*Collected material*:
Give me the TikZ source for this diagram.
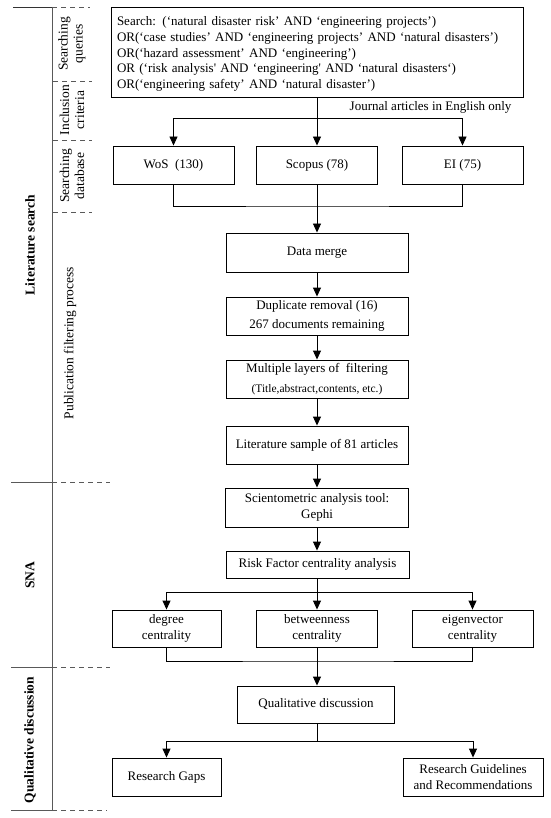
\documentclass[tikz,border=0pt]{standalone}
\usepackage{fontspec}
\newfontfamily\tms{Liberation Serif}
\usetikzlibrary{arrows.meta}
\begin{document}
\begin{tikzpicture}[x=1pt,y=-1pt,
  every node/.style={font=\tms\fontsize{13}{15.7}\selectfont},
  box/.style={draw,line width=0.9pt,inner sep=0pt,align=center,minimum height=38pt},
  conn/.style={line width=0.9pt},
  arr/.style={conn,-{Triangle[width=8pt,length=9pt]}},
  secsolid/.style={line width=0.9pt,draw=black!65},
  secdash/.style={line width=0.9pt,draw=black!65,dash pattern=on 5pt off 4pt},
  vlab/.style={rotate=90,align=center,font=\tms\fontsize{13.5}{15}\selectfont},
  blab/.style={rotate=90,align=center,font=\tms\bfseries\fontsize{13.5}{15}\selectfont}]
\useasboundingbox (0,0) rectangle (550,818);

% left structure
\draw[secsolid] (52,7) -- (52,810);
\draw[secsolid,draw=black!80] (13,7) -- (52,7);
\draw[secdash] (52,7) -- (90,7);
\draw[secdash] (53,81) -- (92,81);
\draw[secdash] (53,140) -- (92,140);
\draw[secdash] (53,212) -- (92,212);
\draw[secsolid] (11,482) -- (52,482);
\draw[secdash] (52,482) -- (110,482);
\draw[secsolid] (11,667) -- (52,667);
\draw[secdash] (52,667) -- (110,667);
\draw[secsolid] (11,810) -- (52,810);
\draw[secdash] (52,810) -- (107,810);

\node[vlab] (lq) at (72,44) {Searching\\queries};
\node[vlab] (lc) at (72,110) {Inclusion\\criteria};
\node[vlab] (ld) at (72,176) {Searching\\database};
\node[vlab] (lp) at (70,343) {Publication filtering process};
\node[blab] (ls) at (30,245) {Literature search};
\node[blab] (lsna) at (30,575) {SNA};
\node[blab] (lqd) at (30,740) {Qualitative discussion};

% boxes
\node[draw,line width=0.9pt,align=left,text width=400pt,inner xsep=6pt,inner ysep=0pt,minimum height=90pt] (search) at (317,52)
{\rule{0pt}{13pt}Search: (‘natural disaster risk’ AND ‘engineering projects’)\\
OR(‘case studies’ AND ‘engineering projects’ AND ‘natural disasters’)\\
OR(‘hazard assessment’ AND ‘engineering’)\\
OR (‘risk analysis' AND ‘engineering' AND ‘natural disasters‘)\\
OR(‘engineering safety’ AND ‘natural disaster’)};
\node[anchor=east] (crit) at (515,107) {Journal articles in English only};

\node[box,minimum width=121pt] (wos) at (173.5,165) {WoS\ \ (130)};
\node[box,minimum width=121pt] (scopus) at (317,165) {Scopus (78)};
\node[box,minimum width=121pt] (ei) at (462.5,165) {EI (75)};

\node[box,minimum width=182pt,minimum height=39pt] (merge) at (317,252.5) {Data merge};
\node[box,minimum width=182pt] (dup) at (317,316) {Duplicate removal (16)\\[4pt]267 documents remaining};
\node[box,minimum width=182pt] (multi) at (317,379) {Multiple layers of\ \ filtering\\[4pt]{\fontsize{11.5}{13}\selectfont(Title,abstract,contents, etc.)}};
\node[box,minimum width=182pt] (sample) at (317,445) {Literature sample of 81 articles};
\node[box,minimum width=183pt,minimum height=39pt] (sciento) at (317,507.5) {Scientometric analysis tool:\\Gephi};
\node[box,minimum width=183pt,minimum height=27pt] (risk) at (317.5,564.5) {Risk Factor centrality analysis};

\node[box,minimum width=109pt,minimum height=37pt] (deg) at (166.5,628.5) {degree\\centrality};
\node[box,minimum width=121pt,minimum height=37pt] (btw) at (317,628.5) {betweenness\\centrality};
\node[box,minimum width=121pt,minimum height=37pt] (eig) at (472.5,628.5) {eigenvector\\centrality};

\node[box,minimum width=157pt,minimum height=37pt] (qual) at (316,704.5) {Qualitative discussion};
\node[box,minimum width=109pt] (gaps) at (166.5,777) {Research Gaps};
\node[box,minimum width=140pt] (guide) at (473,777) {Research Guidelines\\and Recommendations};

% connectors
\coordinate (h1) at (317,118);
\coordinate (m1) at (317,206);
\coordinate (h2) at (317,592);
\coordinate (m2) at (317,661);
\coordinate (h3) at (317,741);

\draw[arr] (search.south -| scopus.north) -- (scopus.north);
\draw[arr] (h1) -| (wos.north);
\draw[arr] (h1) -| (ei.north);
\draw[conn] (wos.south) |- (m1) -| (ei.south);
\draw[arr] (scopus.south) -- (merge.north);
\draw[arr] (merge) -- (dup);
\draw[arr] (dup) -- (multi);
\draw[arr] (multi) -- (sample);
\draw[arr] (sample) -- (sciento);
\draw[arr] (sciento.south -| h2) -- (risk.north -| h2);
\draw[arr] (risk.south -| h2) -- (btw.north);
\draw[arr] (h2) -| (deg.north);
\draw[arr] (h2) -| (eig.north);
\draw[conn] (deg.south) |- (m2) -| (eig.south);
\draw[arr] (btw.south) -- (qual.north -| btw.south);
\draw[conn] (qual.south -| h3) -- (h3);
\draw[arr] (h3) -| (gaps.north);
\draw[arr] (h3) -| (guide.north);
\end{tikzpicture}
\end{document}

*What is being asked*: Leave the images out, please, and restate each line word for word.

*Task response*:
Give me the TikZ source for this diagram.
\documentclass[tikz,border=0pt]{standalone}
\usepackage{fontspec}
\newfontfamily\tms{Liberation Serif}
\usetikzlibrary{arrows.meta}
\begin{document}
\begin{tikzpicture}[x=1pt,y=-1pt,
  every node/.style={font=\tms\fontsize{13}{15.7}\selectfont},
  box/.style={draw,line width=0.9pt,inner sep=0pt,align=center,minimum height=38pt},
  conn/.style={line width=0.9pt},
  arr/.style={conn,-{Triangle[width=8pt,length=9pt]}},
  secsolid/.style={line width=0.9pt,draw=black!65},
  secdash/.style={line width=0.9pt,draw=black!65,dash pattern=on 5pt off 4pt},
  vlab/.style={rotate=90,align=center,font=\tms\fontsize{13.5}{15}\selectfont},
  blab/.style={rotate=90,align=center,font=\tms\bfseries\fontsize{13.5}{15}\selectfont}]
\useasboundingbox (0,0) rectangle (550,818);

% left structure
\draw[secsolid] (52,7) -- (52,810);
\draw[secsolid,draw=black!80] (13,7) -- (52,7);
\draw[secdash] (52,7) -- (90,7);
\draw[secdash] (53,81) -- (92,81);
\draw[secdash] (53,140) -- (92,140);
\draw[secdash] (53,212) -- (92,212);
\draw[secsolid] (11,482) -- (52,482);
\draw[secdash] (52,482) -- (110,482);
\draw[secsolid] (11,667) -- (52,667);
\draw[secdash] (52,667) -- (110,667);
\draw[secsolid] (11,810) -- (52,810);
\draw[secdash] (52,810) -- (107,810);

\node[vlab] (lq) at (72,44) {Searching\\queries};
\node[vlab] (lc) at (72,110) {Inclusion\\criteria};
\node[vlab] (ld) at (72,176) {Searching\\database};
\node[vlab] (lp) at (70,343) {Publication filtering process};
\node[blab] (ls) at (30,245) {Literature search};
\node[blab] (lsna) at (30,575) {SNA};
\node[blab] (lqd) at (30,740) {Qualitative discussion};

% boxes
\node[draw,line width=0.9pt,align=left,text width=400pt,inner xsep=6pt,inner ysep=0pt,minimum height=90pt] (search) at (317,52)
{\rule{0pt}{13pt}Search: (‘natural disaster risk’ AND ‘engineering projects’)\\
OR(‘case studies’ AND ‘engineering projects’ AND ‘natural disasters’)\\
OR(‘hazard assessment’ AND ‘engineering’)\\
OR (‘risk analysis' AND ‘engineering' AND ‘natural disasters‘)\\
OR(‘engineering safety’ AND ‘natural disaster’)};
\node[anchor=east] (crit) at (515,107) {Journal articles in English only};

\node[box,minimum width=121pt] (wos) at (173.5,165) {WoS\ \ (130)};
\node[box,minimum width=121pt] (scopus) at (317,165) {Scopus (78)};
\node[box,minimum width=121pt] (ei) at (462.5,165) {EI (75)};

\node[box,minimum width=182pt,minimum height=39pt] (merge) at (317,252.5) {Data merge};
\node[box,minimum width=182pt] (dup) at (317,316) {Duplicate removal (16)\\[4pt]267 documents remaining};
\node[box,minimum width=182pt] (multi) at (317,379) {Multiple layers of\ \ filtering\\[4pt]{\fontsize{11.5}{13}\selectfont(Title,abstract,contents, etc.)}};
\node[box,minimum width=182pt] (sample) at (317,445) {Literature sample of 81 articles};
\node[box,minimum width=183pt,minimum height=39pt] (sciento) at (317,507.5) {Scientometric analysis tool:\\Gephi};
\node[box,minimum width=183pt,minimum height=27pt] (risk) at (317.5,564.5) {Risk Factor centrality analysis};

\node[box,minimum width=109pt,minimum height=37pt] (deg) at (166.5,628.5) {degree\\centrality};
\node[box,minimum width=121pt,minimum height=37pt] (btw) at (317,628.5) {betweenness\\centrality};
\node[box,minimum width=121pt,minimum height=37pt] (eig) at (472.5,628.5) {eigenvector\\centrality};

\node[box,minimum width=157pt,minimum height=37pt] (qual) at (316,704.5) {Qualitative discussion};
\node[box,minimum width=109pt] (gaps) at (166.5,777) {Research Gaps};
\node[box,minimum width=140pt] (guide) at (473,777) {Research Guidelines\\and Recommendations};

% connectors
\coordinate (h1) at (317,118);
\coordinate (m1) at (317,206);
\coordinate (h2) at (317,592);
\coordinate (m2) at (317,661);
\coordinate (h3) at (317,741);

\draw[arr] (search.south -| scopus.north) -- (scopus.north);
\draw[arr] (h1) -| (wos.north);
\draw[arr] (h1) -| (ei.north);
\draw[conn] (wos.south) |- (m1) -| (ei.south);
\draw[arr] (scopus.south) -- (merge.north);
\draw[arr] (merge) -- (dup);
\draw[arr] (dup) -- (multi);
\draw[arr] (multi) -- (sample);
\draw[arr] (sample) -- (sciento);
\draw[arr] (sciento.south -| h2) -- (risk.north -| h2);
\draw[arr] (risk.south -| h2) -- (btw.north);
\draw[arr] (h2) -| (deg.north);
\draw[arr] (h2) -| (eig.north);
\draw[conn] (deg.south) |- (m2) -| (eig.south);
\draw[arr] (btw.south) -- (qual.north -| btw.south);
\draw[conn] (qual.south -| h3) -- (h3);
\draw[arr] (h3) -| (gaps.north);
\draw[arr] (h3) -| (guide.north);
\end{tikzpicture}
\end{document}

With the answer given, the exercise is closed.